When Edward Garland was defending football-player-turned-sportscaster Harmon Wages on drug charges in the 1980s, he knew he would face a tough task cross-examining Wages’ girlfriend, Deborah Norville, then a local TV reporter in Atlanta. “She testified against Harmon—not terrible, but, ‘Yes, he used drugs,’ stuff like that,” says Garland’s law partner Don Samuel, who estimates the two men have tried close to 100 cases together.

During a long weekend spent preparing for cross-examination, the legal team and Wages agreed there was little to use to impeach Norville’s testimony. That just encouraged Garland’s creative thinking.

When it came time for cross-examination, Garland approached the podium with a thick three-ring notebook, “sending the message, this cross-examination is going to go on for days,” says Samuel. “Lots of fanfare, lots of preparation, wiping your brow, getting ready. Suddenly Harmon walks up to him and whispers something to him.

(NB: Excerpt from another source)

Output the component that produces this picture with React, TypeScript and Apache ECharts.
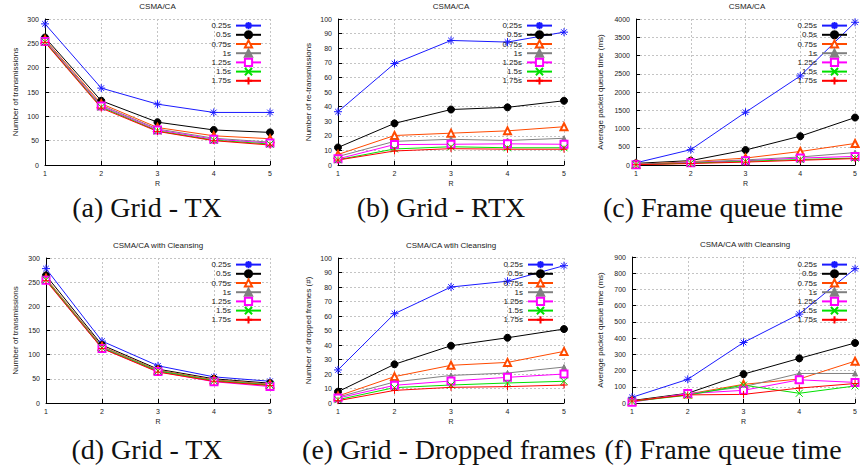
import React, { useEffect, useRef } from "react";
import * as echarts from "echarts";

const R = ["1", "2", "3", "4", "5"];
const seriesNames = ["0.25s", "0.5s", "0.75s", "1s", "1.25s", "1.5s", "1.75s"];

// (a) Grid - TX, CSMA/CA
const gridTx = [
  [290, 158, 125, 108, 108],
  [262, 132, 88, 72, 67],
  [258, 126, 77, 60, 54],
  [256, 123, 74, 55, 47],
  [254, 121, 72, 53, 45],
  [253, 119, 70, 51, 43],
  [252, 117, 69, 50, 41],
];
// (b) Grid - RTX, CSMA/CA
const gridRtx = [
  [36.5, 69.5, 85.3, 84.2, 91],
  [12, 28.5, 38, 39.5, 44],
  [7.2, 20.2, 21.8, 23.4, 26.2],
  [5.8, 16.2, 17.6, 16.8, 18.3],
  [4.2, 14, 14.2, 14.5, 14.2],
  [3.6, 11, 12.5, 11.8, 11.8],
  [3.4, 9.6, 11.2, 10.8, 10.8],
];
// (c) Frame queue time, CSMA/CA
const queueTime = [
  [60, 420, 1445, 2440, 3910],
  [45, 120, 410, 790, 1300],
  [20, 90, 190, 370, 590],
  [15, 75, 140, 220, 340],
  [10, 60, 115, 190, 235],
  [10, 50, 100, 150, 190],
  [8, 40, 80, 130, 175],
];
// (d) Grid - TX, with cleansing
const cleansingTx = [
  [278, 128, 77, 54, 45],
  [264, 120, 70, 50, 41],
  [258, 117, 68, 48, 39],
  [256, 116, 67, 47, 38],
  [254, 113, 65, 44, 34],
  [255, 114, 66, 46, 37],
  [253, 113, 64, 45, 36],
];
// (e) Grid - Dropped frames, with cleansing
const droppedFrames = [
  [22.8, 61.6, 80, 84, 94.7],
  [7.8, 26.7, 39.5, 45, 51],
  [4.8, 18.2, 26, 28, 35.6],
  [4.1, 14.5, 19, 20.7, 24.8],
  [3.4, 12.2, 15.2, 17.7, 20],
  [2.3, 10.6, 12.4, 13.8, 15],
  [1.6, 8.7, 10.8, 11.3, 12.4],
];
// (f) Frame queue time, with cleansing
const cleansingQueue = [
  [35, 146, 373, 548, 828],
  [15, 60, 178, 275, 370],
  [12, 55, 115, 148, 258],
  [10, 55, 100, 182, 182],
  [5, 58, 78, 143, 127],
  [10, 48, 110, 60, 105],
  [12, 50, 53, 92, 120],
];

const panelTitles = [
  "CSMA/CA",
  "CSMA/CA",
  "CSMA/CA",
  "CSMA/CA with Cleansing",
  "CSMA/CA wtih Cleansing",
  "CSMA/CA with Cleansing",
];
const yNames = [
  "Number of transmissions",
  "Number of re-transmissions",
  "Average packet queue time (ms)",
  "Number of transmissions",
  "Number of dropped frames (#)",
  "Average packet queue time (ms)",
];
const yMax = [300, 100, 4000, 300, 100, 900];
const yStep = [50, 10, 500, 50, 10, 100];
const captions = [
  "(a) Grid - TX",
  "(b) Grid - RTX",
  "(c) Frame queue time",
  "(d) Grid - TX",
  "(e) Grid - Dropped frames",
  "(f) Frame queue time",
];
const panelData = [gridTx, gridRtx, queueTime, cleansingTx, droppedFrames, cleansingQueue];

// layout (pixels)
const grids = [
  { left: 45, top: 19, width: 225, height: 146 },
  { left: 338, top: 19, width: 226, height: 146 },
  { left: 636, top: 19, width: 222, height: 146 },
  { left: 46, top: 258, width: 224, height: 145 },
  { left: 338, top: 258, width: 226, height: 145 },
  { left: 632, top: 257, width: 226, height: 146 },
];
const yNameGaps = [26, 26, 32, 27, 26, 28];
const legendPos = [
  { right: 598, top: 21 },
  { right: 307, top: 21 },
  { right: 12, top: 21 },
  { right: 598, top: 260 },
  { right: 306, top: 260 },
  { right: 12, top: 260 },
];
const captionPos = [
  { x: 147, y: 207 },
  { x: 441, y: 207 },
  { x: 723, y: 207 },
  { x: 147, y: 449 },
  { x: 449, y: 449 },
  { x: 723, y: 449 },
];

const colors = ["#1a1aff", "#000000", "#ff4a00", "#808080", "#ff00ff", "#00e000", "#ff0000"];
const asterisk = "path://M0,5L10,5M5,0L5,10M1.5,1.5L8.5,8.5M8.5,1.5L1.5,8.5";
const cross = "path://M0,0L10,10M10,0L0,10";
const plus = "path://M0,5L10,5M5,0L5,10";
const symbols = [asterisk, "circle", "emptyTriangle", "triangle", "emptyRect", cross, plus];
const symbolSizes = [8, 7, 7, 5, 7, 7, 7];

const SANS = "Liberation Sans";
const SERIF = "Liberation Serif";

export default function App() {
  const ref = useRef<HTMLDivElement>(null);
  useEffect(() => {
    if (!ref.current) return;
    const chart = echarts.init(ref.current, undefined, { renderer: "svg" });
    const gridLine = { color: "#c4c4c4", width: 1, type: [2, 2] as any };
    const option: any = {
      animation: false,
      backgroundColor: "#fff",
      grid: grids.map((g) => ({ ...g, containLabel: false })),
      xAxis: grids.map((_, i) => ({
        type: "category",
        gridIndex: i,
        data: R,
        boundaryGap: false,
        axisLine: { lineStyle: { color: "#000", width: 1 } },
        axisTick: { inside: true, length: 4, lineStyle: { color: "#000" } },
        axisLabel: { fontSize: 7, color: "#222", margin: 5, fontFamily: SANS },
        splitLine: { show: true, lineStyle: gridLine },
        name: "R",
        nameLocation: "middle",
        nameGap: 15,
        nameTextStyle: { fontSize: 7, color: "#222", fontFamily: SANS },
      })),
      yAxis: grids.map((_, i) => ({
        type: "value",
        gridIndex: i,
        min: 0,
        max: yMax[i],
        interval: yStep[i],
        axisLine: { show: true, lineStyle: { color: "#000", width: 1 } },
        axisTick: { show: true, inside: true, length: 4, lineStyle: { color: "#000" } },
        axisLabel: {
          fontSize: 7,
          color: "#222",
          margin: 6,
          fontFamily: SANS,
          formatter: (v: number) => String(v),
        },
        splitLine: { show: true, lineStyle: gridLine },
        name: yNames[i],
        nameLocation: "middle",
        nameGap: yNameGaps[i],
        nameTextStyle: { fontSize: 8, color: "#222", fontFamily: SANS },
      })),
      legend: grids.map((_, i) => ({
        orient: "vertical",
        align: "right",
        ...legendPos[i],
        padding: 0,
        itemWidth: 25,
        itemHeight: 9,
        itemGap: 0,
        selectedMode: false,
        data: seriesNames,
        textStyle: { fontSize: 8, color: "#222", fontFamily: SANS, lineHeight: 9 },
      })),
      series: panelData.flatMap((vals, i) =>
        vals.map((v, s) => ({
          type: "line",
          name: seriesNames[s],
          xAxisIndex: i,
          yAxisIndex: i,
          data: v,
          symbol: symbols[s],
          symbolSize: symbolSizes[s],
          showAllSymbol: true,
          lineStyle: { color: colors[s], width: 1 },
          itemStyle: { color: colors[s], borderColor: colors[s], borderWidth: 1 },
          emphasis: { disabled: true },
          silent: true,
        }))
      ),
      graphic: [
        ...grids.map((g, i) => ({
          type: "text",
          x: g.left + g.width / 2,
          y: g.top - 13,
          style: {
            text: panelTitles[i],
            fill: "#222",
            fontSize: 8,
            fontFamily: SANS,
            align: "center",
            verticalAlign: "middle",
          },
        })),
        ...captionPos.map((c, i) => ({
          type: "text",
          x: c.x,
          y: c.y,
          style: {
            text: captions[i],
            fill: "#111",
            fontSize: 28,
            fontFamily: SERIF,
            align: "center",
            verticalAlign: "middle",
          },
        })),
      ],
    };
    chart.setOption(option);
    return () => chart.dispose();
  }, []);
  return (
    <div
      ref={ref}
      style={{ position: "fixed", left: 0, top: 0, width: 860, height: 471, background: "#fff" }}
    />
  );
}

Ed looks over at him like, ‘What?!’ Then Harmon makes a ‘stop’ gesture. This is all in front of the jury.” Wages and Garland repeat the act again. Finally Garland closes the notebook, walks back to counsel’s table, and says, “We have no questions.”

Samuel still laughs when he thinks about it. “The entire thing was worked out in advance—the notebook was empty, there was nothing in there. It was all to create the image of Harmon Wages, this chivalrous guy [who wouldn’t let her be cross-examined]. It’s probably my favorite cross-examination of all time.”